Tina, MS, PA-C, and her supervising physician didn’t set out to establish a medical aesthetics practice. But they started doing medical cosmetics about a year ago, and it has been a huge hit with patients.

This skin and laser treatment office offers a complete selection of medical cosmetic services, such as Botox and Restylane injections, HydraFacial treatments, laser facials and microdermabrasion.

“We just started doing this a year ago because our patients were asking for it,” they say. “It’s grown more than I ever imagined. It has become its own entity. We’re almost a medical day spa within a doctor’s office.”

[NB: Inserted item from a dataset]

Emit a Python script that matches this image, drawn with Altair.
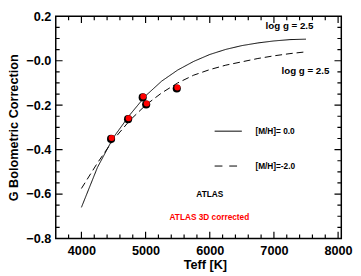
import altair as alt
import pandas as pd

# Model curves (log g = 2.5)
teff_curve = [4000, 4250, 4500, 4750, 5000, 5250, 5500, 5750, 6000, 6250, 6500, 6750, 7000, 7250, 7500]
bc_solar = [-0.66, -0.48, -0.345, -0.245, -0.158, -0.092, -0.042, -0.003, 0.028, 0.051, 0.068, 0.080, 0.089, 0.095, 0.097]
bc_poor = [-0.575, -0.46, -0.355, -0.27, -0.20, -0.145, -0.10, -0.065, -0.04, -0.02, -0.005, 0.010, 0.022, 0.032, 0.040]

# ATLAS (black) and ATLAS 3D corrected (red) points
teff_pts = [4471, 4736, 4964, 5018, 5495]
bc_atlas = [-0.352, -0.263, -0.165, -0.197, -0.125]
teff_atlas = [4462, 4727, 4955, 5009, 5486]
bc_3d = [-0.348, -0.259, -0.161, -0.193, -0.121]

x_major = [4000, 5000, 6000, 7000, 8000]
x_minor = [3800, 4200, 4400, 4600, 4800, 5200, 5400, 5600, 5800, 6200, 6400, 6600, 6800,
           7200, 7400, 7600, 7800]
y_major = [-0.8, -0.6, -0.4, -0.2, 0.0, 0.2]
y_minor = [-0.75, -0.7, -0.65, -0.55, -0.5, -0.45, -0.35, -0.3, -0.25, -0.15, -0.1, -0.05,
           0.05, 0.1, 0.15]

W, H = 293, 228
FONT = "Liberation Sans"
XD = [3600, 8050]
YD = [-0.8, 0.2]

xs = alt.Scale(domain=XD, nice=False, zero=False)
ys = alt.Scale(domain=YD, nice=False, zero=False)

curves = pd.DataFrame({
    "teff": teff_curve * 2,
    "bc": bc_solar + bc_poor,
    "met": ["0.0"] * len(teff_curve) + ["-2.0"] * len(teff_curve),
})

x_axis = alt.Axis(values=x_major, ticks=False, domain=False, grid=False, format="d",
                  labelFont=FONT, labelFontSize=13, labelFontWeight="bold", labelColor="black",
                  labelPadding=6, title="Teff [K]", titleFont=FONT, titleFontSize=13,
                  titleFontWeight="bold", titleColor="black", titlePadding=2, titleX=153)
y_axis = alt.Axis(values=y_major, ticks=False, domain=False, grid=False,
                  labelFont=FONT, labelFontSize=13, labelFontWeight="bold", labelColor="black",
                  labelPadding=5,
                  labelExpr="datum.value > 0.1 ? '0.2' : replace(format(datum.value, '.1f'), '-', '\u2212') == '0.0' ? '\u22120.0' : replace(format(datum.value, '.1f'), '-', '\u2212')",
                  title="G Bolometric Correction", titleFont=FONT, titleFontSize=13,
                  titleFontWeight="bold", titleColor="black", titlePadding=6)

base_lines = alt.Chart(curves).mark_line(color="black", strokeWidth=1).encode(
    x=alt.X("teff:Q", scale=xs, axis=x_axis),
    y=alt.Y("bc:Q", scale=ys, axis=y_axis),
    strokeDash=alt.StrokeDash("met:N", scale=alt.Scale(domain=["0.0", "-2.0"], range=[[1, 0], [7, 4]]), legend=None),
)

pts_atlas = alt.Chart(pd.DataFrame({"teff": teff_atlas, "bc": bc_atlas})).mark_point(
    filled=True, color="black", size=70, opacity=1, shape="circle").encode(
    x=alt.X("teff:Q", scale=xs), y=alt.Y("bc:Q", scale=ys))
pts_3d = alt.Chart(pd.DataFrame({"teff": teff_pts, "bc": bc_3d})).mark_point(
    filled=True, color="#ff0000", size=38, opacity=1, shape="circle").encode(
    x=alt.X("teff:Q", scale=xs), y=alt.Y("bc:Q", scale=ys))

# inward ticks: tick marks centred on the frame, clipped to the plot area
def xtick_layer(vals, edge, length):
    df = pd.DataFrame({"tv": vals, "edge": [edge] * len(vals)})
    return alt.Chart(df).mark_tick(color="black", thickness=1.2, size=2 * length,
                                   orient="vertical", clip=True, opacity=1).encode(
        x=alt.X("tv:Q", scale=xs), y=alt.Y("edge:Q", scale=ys))

def ytick_layer(vals, edge, length):
    df = pd.DataFrame({"tw": vals, "edge2": [edge] * len(vals)})
    return alt.Chart(df).mark_tick(color="black", thickness=1.2, size=2 * length,
                                   orient="horizontal", clip=True, opacity=1).encode(
        y=alt.Y("tw:Q", scale=ys), x=alt.X("edge2:Q", scale=xs))

tick_layers = [
    xtick_layer(x_major, YD[0], 7), xtick_layer(x_major, YD[1], 7),
    xtick_layer(x_minor, YD[0], 4), xtick_layer(x_minor, YD[1], 4),
    ytick_layer(y_major, XD[0], 7), ytick_layer(y_major, XD[1], 7),
    ytick_layer(y_minor, XD[0], 4), ytick_layer(y_minor, XD[1], 4),
]

def label(txt, tx, ty, color="black", size=9, align="center"):
    return alt.Chart(pd.DataFrame({"t": [txt]})).mark_text(
        font=FONT, fontSize=size, fontWeight="bold", color=color, align=align, baseline="middle").encode(
        x=alt.datum(tx, scale=xs), y=alt.datum(ty, scale=ys), text="t:N")

texts = [
    label("log  g  =  2.5", 7243, 0.158, size=10),
    label("log  g  =  2.5", 7491, -0.047, size=10),
    label("[M/H]= 0.0", 6711, -0.317, size=8.5, align="left"),
    label("[M/H]=-2.0", 6711, -0.474, size=8.5, align="left"),
    label("ATLAS", 6001, -0.601, size=8.5),
    label("ATLAS 3D corrected", 5994, -0.704, color="#ff0000", size=8.5),
]

leg_solid = alt.Chart(pd.DataFrame({"a": [6076], "b": [6500], "c": [-0.317]})).mark_rule(
    color="black", strokeWidth=1).encode(x=alt.X("a:Q", scale=xs), x2="b:Q", y=alt.Y("c:Q", scale=ys))
leg_dash = alt.Chart(pd.DataFrame({"a": [6076], "b": [6430], "c": [-0.474]})).mark_rule(
    color="black", strokeWidth=1, strokeDash=[8, 7]).encode(x=alt.X("a:Q", scale=xs), x2="b:Q", y=alt.Y("c:Q", scale=ys))

chart = alt.layer(base_lines, *tick_layers, leg_solid, leg_dash, pts_atlas, pts_3d, *texts).properties(
    width=W, height=H,
    background="white",
    autosize=alt.AutoSizeParams(type="none"),
    padding={"left": 49, "top": 5, "right": 12, "bottom": 35},
).configure_view(stroke="black", strokeWidth=1.5)

chart.save("out.html", embed_options={"renderer": "svg", "actions": False})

The nurse, who previously practiced in dermatology and surgery, handles a range of the treatments offered at the clinic. She says the skills she learned as a dermatology PA and a surgery PA helped her adjust to medical aesthetics. She also learned techniques and treatments by attending conferences and observing physicians.

“I don’t want it to seem like it was easy, but it was a definite match for me,” she says.  In previous jobs she was basically doing regular skin care and biopsies, and she has always been good with her hands. But, there is a difference between giving a flu shot and injecting Botox.

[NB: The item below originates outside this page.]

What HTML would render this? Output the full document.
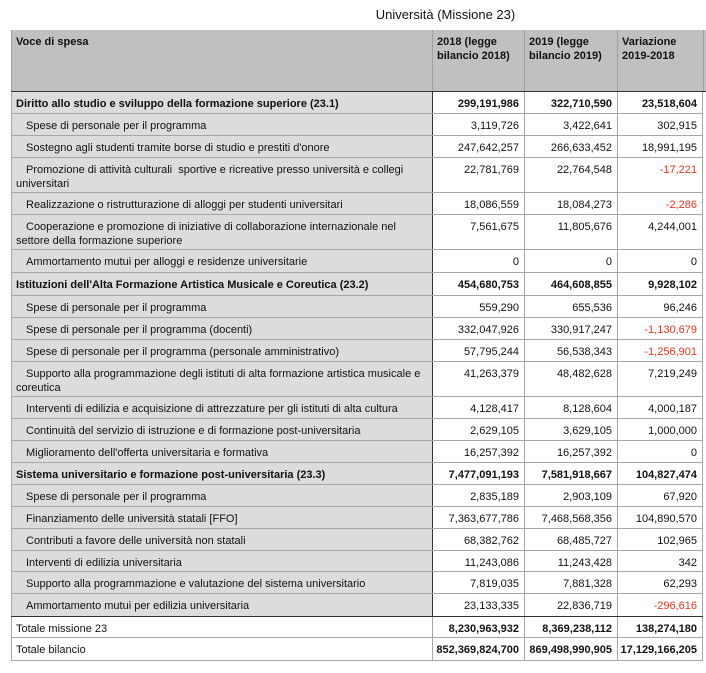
<!DOCTYPE html>
<html>
<head>
<meta charset="utf-8">
<style>
  html,body{margin:0;padding:0;background:#fff;}
  body{width:706px;height:673px;position:relative;overflow:hidden;font-family:"Liberation Sans",Arial,sans-serif;font-size:11px;color:#111;}
  .title{position:absolute;top:7px;left:0;width:891px;text-align:center;font-size:13px;line-height:16px;color:#111;}
  .r{position:absolute;left:11px;width:692px;box-sizing:border-box;border-bottom:1px solid #a6a6a6;}
  .c{position:absolute;top:0;bottom:0;box-sizing:border-box;padding-top:5px;line-height:14px;white-space:nowrap;}
  .l{left:0;width:421px;padding-left:4px;background:#dcdcdc;border-left:1px solid #a6a6a6;}
  .l.ind{text-indent:10px;}
  .n1{left:421px;width:92px;text-align:right;padding-right:5px;border-left:1px solid #333;}
  .n2{left:513px;width:93px;text-align:right;padding-right:5px;border-left:1px solid #a6a6a6;}
  .n3{left:606px;width:86px;text-align:right;padding-right:5px;border-left:1px solid #a6a6a6;border-right:1px solid #a6a6a6;}
  .b{font-weight:bold;}
  .red{color:#f2321e;}
  .hdr{background:#c0c0c0;border-bottom:1px solid #333;}
  .hdr .c{background:#c0c0c0;font-weight:bold;white-space:normal;text-align:left;padding-left:4px;border-left:1px solid #a0a0a0;}
  .tot .l{background:#fff;}
  .tot .n1{border-left:1px solid #a6a6a6;}
  .dark{border-bottom:1px solid #333;}
</style>
</head>
<body>
<div class="title">Università (Missione 23)</div>

<div class="r hdr" style="top:30px;height:62px;width:695px;">
  <div class="c" style="left:0;width:421px;">Voce di spesa</div>
  <div class="c" style="left:421px;width:92px;">2018 (legge<br>bilancio 2018)</div>
  <div class="c" style="left:513px;width:93px;">2019 (legge<br>bilancio 2019)</div>
  <div class="c" style="left:606px;width:86px;">Variazione<br>2019-2018</div>
  <div class="c" style="left:692px;width:3px;padding:0;"></div>
</div>

<div class="r" style="top:92px;height:22px;"><div class="c l b">Diritto allo studio e sviluppo della formazione superiore (23.1)</div><div class="c n1 b">299,191,986</div><div class="c n2 b">322,710,590</div><div class="c n3 b">23,518,604</div></div>
<div class="r" style="top:114px;height:22px;"><div class="c l ind">Spese di personale per il programma</div><div class="c n1">3,119,726</div><div class="c n2">3,422,641</div><div class="c n3">302,915</div></div>
<div class="r" style="top:136px;height:22px;"><div class="c l ind">Sostegno agli studenti tramite borse di studio e prestiti d'onore</div><div class="c n1">247,642,257</div><div class="c n2">266,633,452</div><div class="c n3">18,991,195</div></div>
<div class="r" style="top:158px;height:35px;"><div class="c l ind">Promozione di attività culturali&nbsp; sportive e ricreative presso università e collegi<br>universitari</div><div class="c n1">22,781,769</div><div class="c n2">22,764,548</div><div class="c n3 red">-17,221</div></div>
<div class="r" style="top:193px;height:22px;"><div class="c l ind">Realizzazione o ristrutturazione di alloggi per studenti universitari</div><div class="c n1">18,086,559</div><div class="c n2">18,084,273</div><div class="c n3 red">-2,286</div></div>
<div class="r" style="top:215px;height:35px;"><div class="c l ind">Cooperazione e promozione di iniziative di collaborazione internazionale nel<br>settore della formazione superiore</div><div class="c n1">7,561,675</div><div class="c n2">11,805,676</div><div class="c n3">4,244,001</div></div>
<div class="r" style="top:250px;height:23px;"><div class="c l ind">Ammortamento mutui per alloggi e residenze universitarie</div><div class="c n1">0</div><div class="c n2">0</div><div class="c n3">0</div></div>

<div class="r" style="top:273px;height:23px;"><div class="c l b">Istituzioni dell'Alta Formazione Artistica Musicale e Coreutica (23.2)</div><div class="c n1 b">454,680,753</div><div class="c n2 b">464,608,855</div><div class="c n3 b">9,928,102</div></div>
<div class="r" style="top:296px;height:22px;"><div class="c l ind">Spese di personale per il programma</div><div class="c n1">559,290</div><div class="c n2">655,536</div><div class="c n3">96,246</div></div>
<div class="r" style="top:318px;height:22px;"><div class="c l ind">Spese di personale per il programma (docenti)</div><div class="c n1">332,047,926</div><div class="c n2">330,917,247</div><div class="c n3 red">-1,130,679</div></div>
<div class="r" style="top:340px;height:22px;"><div class="c l ind">Spese di personale per il programma (personale amministrativo)</div><div class="c n1">57,795,244</div><div class="c n2">56,538,343</div><div class="c n3 red">-1,256,901</div></div>
<div class="r" style="top:362px;height:35px;"><div class="c l ind">Supporto alla programmazione degli istituti di alta formazione artistica musicale e<br>coreutica</div><div class="c n1">41,263,379</div><div class="c n2">48,482,628</div><div class="c n3">7,219,249</div></div>
<div class="r" style="top:397px;height:22px;"><div class="c l ind">Interventi di edilizia e acquisizione di attrezzature per gli istituti di alta cultura</div><div class="c n1">4,128,417</div><div class="c n2">8,128,604</div><div class="c n3">4,000,187</div></div>
<div class="r" style="top:419px;height:22px;"><div class="c l ind">Continuità del servizio di istruzione e di formazione post-universitaria</div><div class="c n1">2,629,105</div><div class="c n2">3,629,105</div><div class="c n3">1,000,000</div></div>
<div class="r" style="top:441px;height:22px;"><div class="c l ind">Miglioramento dell'offerta universitaria e formativa</div><div class="c n1">16,257,392</div><div class="c n2">16,257,392</div><div class="c n3">0</div></div>

<div class="r" style="top:463px;height:22px;"><div class="c l b">Sistema universitario e formazione post-universitaria (23.3)</div><div class="c n1 b">7,477,091,193</div><div class="c n2 b">7,581,918,667</div><div class="c n3 b">104,827,474</div></div>
<div class="r" style="top:485px;height:22px;"><div class="c l ind">Spese di personale per il programma</div><div class="c n1">2,835,189</div><div class="c n2">2,903,109</div><div class="c n3">67,920</div></div>
<div class="r" style="top:507px;height:22px;"><div class="c l ind">Finanziamento delle università statali [FFO]</div><div class="c n1">7,363,677,786</div><div class="c n2">7,468,568,356</div><div class="c n3">104,890,570</div></div>
<div class="r" style="top:529px;height:22px;"><div class="c l ind">Contributi a favore delle università non statali</div><div class="c n1">68,382,762</div><div class="c n2">68,485,727</div><div class="c n3">102,965</div></div>
<div class="r" style="top:551px;height:21px;"><div class="c l ind">Interventi di edilizia universitaria</div><div class="c n1">11,243,086</div><div class="c n2">11,243,428</div><div class="c n3">342</div></div>
<div class="r" style="top:572px;height:22px;"><div class="c l ind">Supporto alla programmazione e valutazione del sistema universitario</div><div class="c n1">7,819,035</div><div class="c n2">7,881,328</div><div class="c n3">62,293</div></div>
<div class="r dark" style="top:594px;height:23px;"><div class="c l ind">Ammortamento mutui per edilizia universitaria</div><div class="c n1">23,133,335</div><div class="c n2">22,836,719</div><div class="c n3 red">-296,616</div></div>

<div class="r tot" style="top:617px;height:21px;"><div class="c l">Totale missione 23</div><div class="c n1 b">8,230,963,932</div><div class="c n2 b">8,369,238,112</div><div class="c n3 b">138,274,180</div></div>
<div class="r tot" style="top:638px;height:23px;"><div class="c l">Totale bilancio</div><div class="c n1 b">852,369,824,700</div><div class="c n2 b">869,498,990,905</div><div class="c n3 b">17,129,166,205</div></div>
</body>
</html>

They looked to provide medical aesthetic services that their patients needed and asked for. Patient care comes first. If patients want a medical aesthetic procedure, it is available and the role of the office is to  educate patients and provide the service.

Medical aesthetics is becoming very popular among health care providers. More than 90 million consumers in the United States have used products or procedures to reduce signs of aging, and noninvasive cosmetic surgery products generate more than $1.2 billion in annual sales.

“Everybody wants to do it,” she says. “Even primary care providers want to do it. I think there are enough patients out there for everyone.”